When I wrote about the opening of the Wirecard trial in December 2022, I focused on the criminal case. Here I want to examine a different question — not who committed the fraud, but why nobody caught it.

The Wirecard fraud, at its core, was not technically sophisticated. The company claimed to have €1.9 billion in cash held in escrow accounts at two Philippine banks. The money did not exist. The bank confirmations were forged. When auditors finally attempted direct verification, the banks said they had never heard of Wirecard.

This is a type of fraud that audit procedures are specifically designed to detect. External confirmation of cash balances at third-party custodians is one of the most fundamental audit steps. It appears in every auditing textbook. It is taught in every audit training programme. And in the case of Wirecard, it failed for over a decade.

Where EY’s audit process broke down

Ernst & Young audited Wirecard from 2009 until the company’s collapse in 2020. For most of that period, EY relied on confirmation letters purportedly from the Philippine banks to verify the existence of the escrowed cash. These letters were forgeries.

The question is how forged bank confirmations defeated the audit process. In standard practice, the auditor sends confirmation requests directly to the bank, using contact information independently verified by the auditor — not provided by the client. The bank responds directly to the auditor. This direct communication channel is supposed to prevent exactly the kind of interception and forgery that occurred at Wirecard.

If the confirmation process was conducted properly — if EY sent requests directly to independently verified contacts at the Philippine banks and received forged responses — then the forgery was extremely sophisticated and the audit failure, while real, is more understandable. If the confirmation process was not conducted properly — if confirmations were routed through Wirecard or its intermediaries, or if contact information was provided by the client — then the audit failure reflects a fundamental breakdown in procedure.

The civil litigation currently underway will, presumably, establish which scenario occurred. But either answer is troubling for the audit profession.

The regulatory failure

The audit failure did not occur in isolation. Germany’s financial regulator, BaFin, also failed to detect the fraud — and, more remarkably, actively impeded those who tried to expose it.

When the Financial Times published a series of investigative articles in 2019 raising detailed questions about Wirecard’s accounting, BaFin’s response was to file a criminal complaint against the FT journalists for market manipulation and impose a ban on short-selling Wirecard shares. The regulator investigated the people who found the fraud rather than the company that committed it.

This was not an intelligence failure. BaFin had the information — the FT had published it, in detail, with supporting documents. It was, at best, a failure of institutional judgment. At worst, it suggests a regulatory culture in which the default response to negative information about a national champion was to defend the company rather than investigate it.

What this teaches about fraud detection

From my work in both cybersecurity and financial crime, I see the Wirecard case as a failure of verification at every level.

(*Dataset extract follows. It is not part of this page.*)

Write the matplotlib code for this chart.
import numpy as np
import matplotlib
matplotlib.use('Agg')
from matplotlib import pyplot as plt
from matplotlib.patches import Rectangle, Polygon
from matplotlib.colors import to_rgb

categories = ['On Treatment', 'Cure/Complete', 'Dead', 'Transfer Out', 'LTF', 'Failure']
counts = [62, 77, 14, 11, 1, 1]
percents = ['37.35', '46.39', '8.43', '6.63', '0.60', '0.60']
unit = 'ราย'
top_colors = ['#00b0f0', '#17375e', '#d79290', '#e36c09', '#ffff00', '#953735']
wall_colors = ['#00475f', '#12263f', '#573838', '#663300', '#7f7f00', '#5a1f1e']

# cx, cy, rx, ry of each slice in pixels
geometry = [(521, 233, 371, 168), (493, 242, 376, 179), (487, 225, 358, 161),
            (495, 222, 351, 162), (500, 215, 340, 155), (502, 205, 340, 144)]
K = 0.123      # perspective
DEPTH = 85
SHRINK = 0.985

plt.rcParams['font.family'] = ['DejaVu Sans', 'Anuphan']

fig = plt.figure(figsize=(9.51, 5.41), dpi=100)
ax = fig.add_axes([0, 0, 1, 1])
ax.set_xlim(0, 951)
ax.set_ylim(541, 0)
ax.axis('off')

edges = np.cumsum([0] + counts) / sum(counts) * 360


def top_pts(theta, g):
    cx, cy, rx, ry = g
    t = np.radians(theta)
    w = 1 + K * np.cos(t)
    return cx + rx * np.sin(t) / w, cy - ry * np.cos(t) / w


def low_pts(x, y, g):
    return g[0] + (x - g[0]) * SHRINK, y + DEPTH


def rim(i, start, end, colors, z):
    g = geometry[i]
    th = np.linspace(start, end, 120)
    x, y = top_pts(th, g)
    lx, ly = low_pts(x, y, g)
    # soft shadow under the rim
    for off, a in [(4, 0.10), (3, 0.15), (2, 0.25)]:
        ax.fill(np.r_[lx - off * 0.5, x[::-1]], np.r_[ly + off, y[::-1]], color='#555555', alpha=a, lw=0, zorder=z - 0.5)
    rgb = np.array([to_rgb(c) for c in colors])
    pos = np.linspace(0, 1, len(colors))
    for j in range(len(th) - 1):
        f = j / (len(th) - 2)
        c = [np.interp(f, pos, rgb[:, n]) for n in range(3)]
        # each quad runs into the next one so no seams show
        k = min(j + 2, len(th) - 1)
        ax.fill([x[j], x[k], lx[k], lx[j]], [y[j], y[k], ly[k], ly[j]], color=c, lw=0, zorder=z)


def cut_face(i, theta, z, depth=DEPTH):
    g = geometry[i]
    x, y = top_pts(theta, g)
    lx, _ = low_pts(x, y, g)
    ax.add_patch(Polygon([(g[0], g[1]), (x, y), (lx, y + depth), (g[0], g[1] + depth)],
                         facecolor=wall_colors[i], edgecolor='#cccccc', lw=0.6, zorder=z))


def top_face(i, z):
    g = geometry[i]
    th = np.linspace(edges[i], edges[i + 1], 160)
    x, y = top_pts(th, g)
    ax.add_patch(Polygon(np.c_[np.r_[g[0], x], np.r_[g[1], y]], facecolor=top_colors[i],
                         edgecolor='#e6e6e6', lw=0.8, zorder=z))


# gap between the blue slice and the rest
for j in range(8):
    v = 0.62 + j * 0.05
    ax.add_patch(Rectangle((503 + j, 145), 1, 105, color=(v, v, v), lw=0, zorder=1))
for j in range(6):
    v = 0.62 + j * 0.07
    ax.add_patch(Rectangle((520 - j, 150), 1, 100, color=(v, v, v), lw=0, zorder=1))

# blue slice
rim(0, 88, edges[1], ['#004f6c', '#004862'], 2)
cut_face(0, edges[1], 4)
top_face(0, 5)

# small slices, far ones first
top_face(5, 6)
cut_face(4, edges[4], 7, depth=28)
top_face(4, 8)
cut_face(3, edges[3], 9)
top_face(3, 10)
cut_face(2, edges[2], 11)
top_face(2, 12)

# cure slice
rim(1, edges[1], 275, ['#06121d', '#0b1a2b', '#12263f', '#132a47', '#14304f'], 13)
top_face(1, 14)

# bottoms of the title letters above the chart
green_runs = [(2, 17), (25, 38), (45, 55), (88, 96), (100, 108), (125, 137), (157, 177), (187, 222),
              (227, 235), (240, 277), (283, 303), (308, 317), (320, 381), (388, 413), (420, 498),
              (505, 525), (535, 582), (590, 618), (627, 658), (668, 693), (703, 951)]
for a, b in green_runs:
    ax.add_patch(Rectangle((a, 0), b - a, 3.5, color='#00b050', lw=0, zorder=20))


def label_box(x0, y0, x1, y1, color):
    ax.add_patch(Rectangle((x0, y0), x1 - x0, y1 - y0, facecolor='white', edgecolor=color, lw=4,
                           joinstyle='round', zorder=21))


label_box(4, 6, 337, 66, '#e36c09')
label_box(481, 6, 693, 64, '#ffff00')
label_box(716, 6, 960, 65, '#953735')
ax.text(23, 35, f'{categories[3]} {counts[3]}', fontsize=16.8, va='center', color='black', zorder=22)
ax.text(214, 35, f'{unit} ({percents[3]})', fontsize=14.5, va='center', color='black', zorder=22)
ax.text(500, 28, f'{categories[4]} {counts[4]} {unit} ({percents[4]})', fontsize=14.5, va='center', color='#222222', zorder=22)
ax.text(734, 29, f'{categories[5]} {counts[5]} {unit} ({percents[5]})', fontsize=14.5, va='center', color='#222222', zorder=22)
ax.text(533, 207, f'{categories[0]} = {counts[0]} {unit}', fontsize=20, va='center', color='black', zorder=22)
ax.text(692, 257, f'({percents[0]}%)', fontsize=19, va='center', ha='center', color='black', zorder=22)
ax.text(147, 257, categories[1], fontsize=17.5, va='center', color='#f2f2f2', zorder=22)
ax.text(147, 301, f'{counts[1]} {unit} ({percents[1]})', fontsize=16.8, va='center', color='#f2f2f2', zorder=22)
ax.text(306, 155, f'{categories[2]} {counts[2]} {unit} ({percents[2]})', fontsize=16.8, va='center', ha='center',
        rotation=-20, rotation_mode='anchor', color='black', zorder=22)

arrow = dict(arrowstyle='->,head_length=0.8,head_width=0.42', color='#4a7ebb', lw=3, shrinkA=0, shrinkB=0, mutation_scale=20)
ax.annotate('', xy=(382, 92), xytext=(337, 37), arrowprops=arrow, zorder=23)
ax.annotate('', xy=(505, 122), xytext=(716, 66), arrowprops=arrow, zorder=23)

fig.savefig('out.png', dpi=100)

The audit relied on paper confirmations that could be — and were — forged. In cybersecurity, we call this a “trust anchor” problem: if your verification process depends on a communication channel that can be intercepted or spoofed, the verification is only as strong as that channel. Digital bank confirmations with cryptographic authentication would have been significantly harder to forge. The audit profession is slowly moving toward electronic confirmation platforms, but the transition is far from complete.

The regulator relied on the auditor’s sign-off. BaFin’s position was, in essence, that if EY had signed an unqualified opinion, the financial statements were reliable. This circular logic — the regulator trusts the auditor, the auditor trusts the confirmations, the confirmations are forged — is a systemic vulnerability, not just a German one.

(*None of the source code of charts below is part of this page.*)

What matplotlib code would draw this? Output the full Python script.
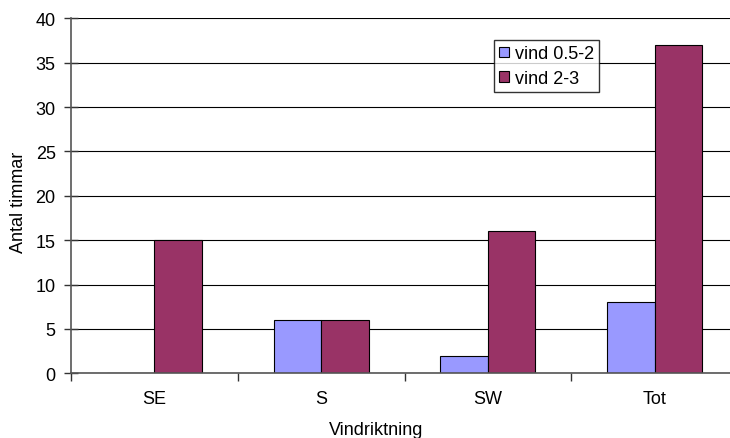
import matplotlib
matplotlib.use("Agg")
import matplotlib.pyplot as plt
import numpy as np

plt.rcParams['font.family'] = ['Liberation Sans', 'DejaVu Sans']

# Données
kategorier = ['SE', 'S', 'SW', 'Tot']
vind_05_2 = [0, 6, 2, 8]
vind_2_3 = [15, 6, 16, 37]
serie_namn = ['vind 0.5-2', 'vind 2-3']

fig = plt.figure(figsize=(7.30, 4.39), dpi=100)
# zone du graphe (dépasse un peu à droite, comme l'original)
ax = fig.add_axes([71 / 730, 1 - 374.3 / 439, 667 / 730, 355 / 439])

x = np.arange(len(kategorier))
bredd = 0.285
ax.bar(x - bredd / 2, vind_05_2, width=bredd, color='#9999FF', edgecolor='black',
       linewidth=0.8, label=serie_namn[0], zorder=3)
ax.bar(x + bredd / 2, vind_2_3, width=bredd, color='#993366', edgecolor='black',
       linewidth=0.8, label=serie_namn[1], zorder=3)

ax.set_xlim(-0.5, len(kategorier) - 0.5)
ax.set_ylim(0, 40)
ax.set_yticks(range(0, 41, 5))
ax.yaxis.grid(True, color='black', linewidth=0.8, zorder=0)

# Séparateurs de catégories en ticks majeurs, étiquettes au milieu
ax.set_xticks(np.arange(len(kategorier) + 1) - 0.5)
ax.set_xticklabels([])
ax.set_xticks(x, minor=True)
ax.set_xticklabels(kategorier, minor=True)
ax.tick_params(axis='x', which='minor', length=0, pad=12, labelsize=13)
ax.tick_params(axis='x', which='major', length=6, width=1, color='#333333', direction='out')
ax.tick_params(axis='y', length=10, width=1, color='#333333', direction='inout',
               labelsize=13, pad=6)

for s in ['top', 'right']:
    ax.spines[s].set_visible(False)
for s in ['left', 'bottom']:
    ax.spines[s].set_color('#555555')
    ax.spines[s].set_linewidth(1.2)
    ax.spines[s].set_zorder(4)

fig.text(19 / 730, 1 - 202 / 439, 'Antal timmar', rotation=90, ha='center', va='center', fontsize=13)
fig.text(376 / 730, 1 - 431 / 439, 'Vindriktning', ha='center', va='center', fontsize=13)

leg = ax.legend(loc='upper left', bbox_to_anchor=(494 / 730, 1 - 41 / 439),
                bbox_transform=fig.transFigure, fontsize=13, frameon=True,
                fancybox=False, shadow=False, borderpad=0.3, labelspacing=0.4,
                handlelength=0.55, handleheight=0.55, handletextpad=0.3, borderaxespad=0)
leg.get_frame().set_edgecolor('black')
leg.get_frame().set_linewidth(1.0)

fig.savefig('out.png', dpi=100)
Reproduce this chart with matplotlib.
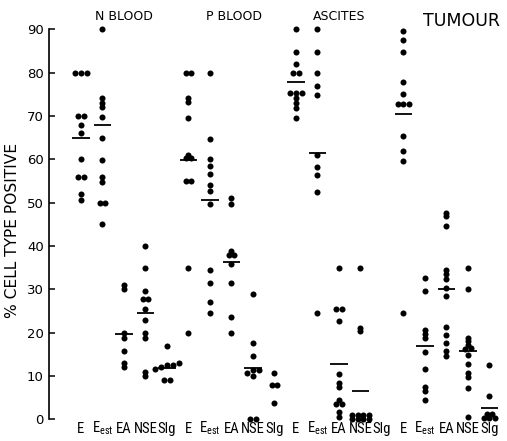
import matplotlib
matplotlib.use("Agg")
import matplotlib.pyplot as plt
from matplotlib import font_manager
import numpy as np

plt.rcParams['font.family'] = ['DejaVu Sans']
plt.rcParams['mathtext.default'] = 'regular'

# ---------------- data ----------------
groups = ["N BLOOD", "P BLOOD", "ASCITES", "TUMOUR"]
cell_types = ["E", "E$_{est}$", "EA", "NSE", "SIg"]

n_blood = [
    [80, 80, 80, 70, 70, 68, 66, 60, 56, 56, 52, 50.5],
    [90, 74.2, 73.1, 72, 69.8, 64.8, 59.8, 56, 54.8, 50, 50, 45],
    [31, 30, 20, 18.7, 15.8, 12.9, 12.1],
    [40, 35, 29.7, 27.7, 27.7, 25.5, 23, 20, 18.7, 11, 10],
    [17, 13, 12.5, 12.5, 12, 11.5, 9, 9],
]
n_blood_means = [64.8, 67.8, 19.6, 24.5, 11.9]

p_blood = [
    [80, 80, 74.2, 73.2, 69.5, 61, 60.3, 60.3, 55, 55, 35, 20],
    [80, 64.7, 60, 58.5, 56.6, 54, 52.7, 49.6, 34.5, 31.5, 27, 24.6],
    [51, 49.6, 38.9, 38, 38, 35.8, 31.5, 23.6, 19.8],
    [28.8, 17.5, 14.7, 11.4, 11.4, 10.8, 10, 0, 0],
    [10.6, 8, 8, 3.7],
]
p_blood_means = [59.8, 50.6, 36.3, 11.8, None]

ascites = [
    [90, 84.8, 82, 79.8, 79.8, 75.3, 75.3, 75.3, 74.1, 72.9, 71.8, 69.6],
    [90, 84.7, 79.8, 77, 74.8, 61, 58.3, 56.4, 52.5, 24.6],
    [34.8, 25.4, 25.4, 22.7, 10.5, 8.3, 7.5, 4.5, 3.5, 3.5, 1.8, 0.6],
    [34.8, 21.1, 20.4, 1.0, 1.0, 1.0, 1.0, 0, 0, 0, 0],
    [],
]
ascites_means = [77.8, 61.5, 12.7, 6.5, None]

tumour = [
    [89.6, 87.5, 84.7, 77.8, 75.1, 72.8, 72.8, 72.8, 65.4, 61.8, 59.6, 24.5],
    [32.5, 29.5, 20.6, 19.7, 18.8, 15.6, 11.5, 7.5, 6.5, 4.5],
    [47.5, 46.8, 44.5, 34.5, 33.5, 32.3, 30.3, 28.5, 21.4, 19.5, 17.6, 15.7, 14.5],
    [35, 30, 18.7, 18, 17.2, 16.5, 16.2, 14.8, 12.7, 10.6, 9.8, 7.3, 0.6],
    [12.6, 5.4, 1.2, 1.2, 0.2, 0.2, 0.2],
]
tumour_means = [70.4, 16.9, 30.0, 15.8, 2.7]

all_values = [n_blood, p_blood, ascites, tumour]
all_means = [n_blood_means, p_blood_means, ascites_means, tumour_means]


def pick_font(cands):
    for c in cands:
        try:
            font_manager.findfont(font_manager.FontProperties(family=c),
                                  fallback_to_default=False)
            return c
        except Exception:
            continue
    return 'DejaVu Sans'


narrow = pick_font(['Liberation Sans Narrow', 'DejaVu Sans Condensed',
                    'Roboto Condensed', 'Liberation Sans'])
label_size = 10.5 if narrow != 'Liberation Sans' else 9.3

# ---------------- figure ----------------
fig = plt.figure(figsize=(5.07, 4.41), dpi=100)
ax = fig.add_axes([0.0972, 0.0492, 0.8988, 0.8844])
ax.set_xlim(-1.474, 19.72)
ax.set_ylim(0, 90)


def swarm_offsets(vals, tol=0.6, step=0.27):
    vals = np.asarray(vals, dtype=float)
    offs = np.zeros(len(vals))
    order = np.argsort(vals)
    groups_idx = []
    cur = []
    for i in order:
        if cur and abs(vals[i] - vals[cur[-1]]) > tol:
            groups_idx.append(cur)
            cur = []
        cur.append(i)
    if cur:
        groups_idx.append(cur)
    for g in groups_idx:
        n = len(g)
        for j, i in enumerate(g):
            offs[i] = (j - (n - 1) / 2) * step
    return offs


for g, (vals_list, means) in enumerate(zip(all_values, all_means)):
    for k, (vals, m) in enumerate(zip(vals_list, means)):
        pos = g * 5 + k
        if len(vals):
            offs = swarm_offsets(vals)
            ax.scatter(pos + offs, vals, s=19, c='black', linewidths=0,
                       clip_on=False, zorder=3)
        if m is not None:
            ax.hlines(m, pos - 0.4, pos + 0.4, color='black', lw=1.3, zorder=2)

# axes styling
for s in ['top', 'right', 'bottom']:
    ax.spines[s].set_visible(False)
ax.spines['left'].set_linewidth(1.2)
ax.set_yticks(np.arange(0, 91, 10))
ax.tick_params(axis='y', direction='in', length=4, width=1.1, labelsize=9.5, pad=4)
ax.set_xticks([])

# category labels
for g in range(len(groups)):
    for k, lab in enumerate(cell_types):
        ax.text(g * 5 + k, -0.035, lab, transform=ax.get_xaxis_transform(),
                ha='center', va='baseline', fontsize=label_size,
                family=[narrow, 'DejaVu Sans'])

# group titles
title_x = [2, 2.1, 2, 2.7]
title_y = [1.034, 1.034, 1.034, 1.02]
title_size = [9, 9, 9, 12.5]
for g, name in enumerate(groups):
    ax.text(g * 5 + title_x[g], title_y[g], name, transform=ax.get_xaxis_transform(),
            ha='center', va='center', fontsize=title_size[g])

fig.text(12.5 / 507, 211 / 441, "% CELL TYPE POSITIVE", rotation=90,
         ha='center', va='center', fontsize=11.2)

fig.savefig("out.png", dpi=100)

The market relied on the company’s DAX 30 membership and its prestigious board. Wirecard’s inclusion in Germany’s benchmark stock index was treated as validation of its legitimacy. The reputational halo of index membership substituted for independent scrutiny.

Each of these layers of trust was individually plausible. Together, they created a system in which a straightforward cash fabrication — arguably the simplest form of financial statement fraud — survived for over a decade in broad daylight.

If it can happen at a DAX 30 company audited by a Big Four firm and supervised by a G7 regulator, it can happen anywhere. The question is not whether the defences are perfect — they never are — but whether the institutions responsible for verification are performing their functions with genuine rigour or merely going through the motions. At Wirecard, they went through the motions. It cost investors €24 billion.